Ma a riaccendere il ricordo di Carlo Urbani, come un terribile dèjà vu oggi, non è solamente una data, ma una preziosa eredità che ritorna attuale nella terribile emergenza Coronavirus che il mondo sta attraversando. Fu proprio il medico marchigiano ad elaborare, durante il diffondersi della Sars nel 2003, un piano anti-pandemie chiamato appunto metodo Urbani, lo stesso adottato dall’Oms secondo cui rappresenta tuttora, un protocollo internazionale per combattere questo tipo di epidemie. Quella che Carlo Urbani mise in piedi fu una grande prova generale in caso di pandemia. «Nel 2003, io e tutta la mia famiglia vivevamo in Vietnam. Mio padre era un funzionario inviato dall’Organizzazione mondiale della sanità ad occuparsi di malattie parassitarie nel sud-est asiatico – racconta a Cronache Maceratesi il primogenito Tommaso oggi 33enne operatore umanitario per una ong italiana rientrato da poco dalla Nigeria -. Il 28 febbraio di quell’anno papà, venne chiamato urgentemente dal French Hospital di Hanoi come esperto per valutare un uomo affetto da qualcosa di mai visto prima. Iniziò a lavorare a quel caso. Lanciò subito l’allarme all’Oms e con molta fatica riuscì a convincere i governi a chiudere le frontiere e adottare misure di quarantena». Tosse, febbre e strane polmoniti si stavano diffondendo ovunque e lanciavano un’ombra di terrore in tutto il mondo, ma l’intuizione di Carlo Urbani risultò decisiva. Era riuscito ad identificare la Sars. Ma per una sorta di impietosa pena del contrappasso, il medico anconetano originario di Castelplanio, dopo aver scoperto la malattia la contrasse.

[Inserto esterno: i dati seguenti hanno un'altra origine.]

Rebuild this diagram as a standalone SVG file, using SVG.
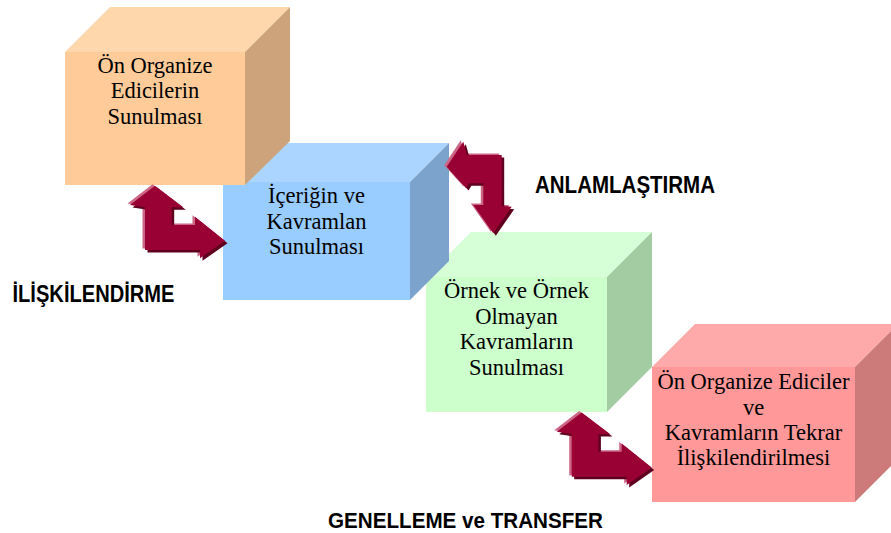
<svg xmlns="http://www.w3.org/2000/svg" xmlns:xlink="http://www.w3.org/1999/xlink" width="891" height="533" viewBox="0 0 891 533">
  <style>
    .box-text { font-family: "Liberation Serif", "Times New Roman", serif; font-size: 22.5px; fill: #000; text-anchor: middle; }
    .label { font-family: "Liberation Sans", Arial, sans-serif; font-weight: bold; fill: #000; }
    .arrow-main { fill: #990033; }
    .arrow-dark { fill: #5E001E; }
    .arrow-light { fill: #CC6685; }
  </style>
  <defs>
    <!-- bent double arrow: one head up, one head right -->
    <polygon id="bentShape" points="155,185.7 183.3,207.3 171.7,207.3 171.7,225 195,225 195,216.7 225,240.7 200,258.3 200,250 145,250 145,207.3 130,205"/>
    <g id="bentArrow">
      <use xlink:href="#bentShape" class="arrow-light" transform="translate(-2.5,-1.5)"/>
      <use xlink:href="#bentShape" class="arrow-dark" transform="translate(2.5,2.5)"/>
      <use xlink:href="#bentShape" class="arrow-main"/>
    </g>
    <!-- bent double arrow: one head left, one head down -->
    <polygon id="turnShape" points="446.7,166.7 463.3,141.7 467,155 501.7,155 501.7,206 511.7,206.7 493.3,233.3 473.3,205 483.3,205 483.3,183.3 469,183.3 466,188"/>
  </defs>

  <rect width="891" height="533" fill="#FFFFFF"/>

  <!-- cubes, back to front -->
  <g id="cube-relate-again">
    <rect x="652" y="367" width="203" height="135" fill="#FF9999"/>
    <polygon points="652,367 695,324 898,324 855,367" fill="#FFAAAA"/>
    <polygon points="855,367 898,324 898,459 855,502" fill="#CC7A7A"/>
    <text class="box-text" x="753.5" y="389">Ön Organize Ediciler</text>
    <text class="box-text" x="753.5" y="414.5">ve</text>
    <text class="box-text" x="753.5" y="439.5">Kavramların Tekrar</text>
    <text class="box-text" x="753.5" y="465">İlişkilendirilmesi</text>
  </g>

  <g id="cube-examples">
    <rect x="426" y="277" width="181" height="135" fill="#CCFFCC"/>
    <polygon points="426,277 471,232 652,232 607,277" fill="#D7FFD7"/>
    <polygon points="607,277 652,232 652,367 607,412" fill="#A3CCA3"/>
    <text class="box-text" x="516.5" y="298">Örnek ve Örnek</text>
    <text class="box-text" x="516.5" y="324">Olmayan</text>
    <text class="box-text" x="516.5" y="349">Kavramların</text>
    <text class="box-text" x="516.5" y="375">Sunulması</text>
  </g>

  <g id="cube-content">
    <rect x="223" y="182" width="187" height="118" fill="#99CCFF"/>
    <polygon points="223,182 262,143 449,143 410,182" fill="#ABD5FF"/>
    <polygon points="410,182 449,143 449,261 410,300" fill="#7BA3CC"/>
    <text class="box-text" x="316.5" y="203">İçeriğin ve</text>
    <text class="box-text" x="316.5" y="228.5">Kavramlan</text>
    <text class="box-text" x="316.5" y="254">Sunulması</text>
  </g>

  <g id="cube-organizers">
    <rect x="65" y="52" width="180" height="133" fill="#FFCC99"/>
    <polygon points="65,52 110,7 290,7 245,52" fill="#FFD7AD"/>
    <polygon points="245,52 290,7 290,141 245,185" fill="#CCA37A"/>
    <text class="box-text" x="155" y="73">Ön Organize</text>
    <text class="box-text" x="155" y="98">Edicilerin</text>
    <text class="box-text" x="155" y="124">Sunulması</text>
  </g>

  <!-- connectors -->
  <g id="connectors">
    <use xlink:href="#bentArrow"/>
    <g>
      <use xlink:href="#turnShape" class="arrow-light" transform="translate(-2.5,-1.5)"/>
      <use xlink:href="#turnShape" class="arrow-dark" transform="translate(2.5,2.5)"/>
      <use xlink:href="#turnShape" class="arrow-main"/>
    </g>
    <use xlink:href="#bentArrow" transform="translate(426.7,226.7)"/>
  </g>

  <!-- stage labels -->
  <g id="labels">
    <text class="label" x="535" y="193" font-size="24" textLength="180" lengthAdjust="spacingAndGlyphs">ANLAMLAŞTIRMA</text>
    <text class="label" x="12.5" y="302" font-size="23.5" textLength="162" lengthAdjust="spacingAndGlyphs">İLİŞKİLENDİRME</text>
    <text class="label" x="328" y="528" font-size="22.5" textLength="275" lengthAdjust="spacingAndGlyphs">GENELLEME ve TRANSFER</text>
  </g>
</svg>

Diretto verso Bangkok da Hanoi per parlare ad una conferenza della Sars, il 18 marzo, iniziò a sentirsi febbricitante e capì subito di essersi ammalato. Dall’ospedale di Bangkok chiamò sua moglie Giuliana e le chiese di riportare i tre figli Tommaso, Luca e Maddalena a Castelplanio. Non riuscì neppure a salutarli per evitare il contagio. «L’ultima volta che ho sentito mio padre è stato al telefono, poi lo hanno intubato e non ho più potuto parlare con lui» ricorda Tommaso. Morì dopo 19 giorni di isolamento. Grazie alla prontezza di colui che l’allora Presidente Ciampi definì “eroe della Repubblica italiana” e a cui è intitolato l’Ospedale di Jesi, si è potuto scongiurare il diffondersi dell’epidemia. «Quando è scoppiato il focolaio di Wuhan, il collegamento è stato inevitabile. Oggi più che mai, vorrei che il sacrificio di mio padre sia servito e non fosse dimenticato. Difficile scordare quei momenti, un’onda ci travolse. Sono stato fortunato a vivere accanto a lui, mi ha dato la possibilità di conoscere paesi come il Vietnam e la Cambogia dove oggi tutta la mia famiglia conserva ancora grandi amicizie. Era un uomo intenso e coinvolgente: quando ci raccontava le sue storie ci rapiva. Se lavoro nell’ambito umanitario è proprio grazie al percorso fatto con papà. Spero che l’epidemia di Coronavirus cessi al più presto ma c’è bisogno del contributo e la cooperazione di ogni singola persona in tutto il mondo» conclude Tommaso Urbani.

L’Associazione Italiana Carlo Urbani, ha attivato una raccolta fondi per l’emergenza Covi-19, il cui ricavato sarà destinato all’acquisto di materiale sanitario per l’ospedale Carlo Urbani di Jesi. Un gesto per ricordare il contributo del dottor Urbani nella lotta contro la Sars che può tradursi oggi, nell’aiuto ai pazienti e nel sostegno al personale sanitario impegnato in prima linea in questa difficile emergenza.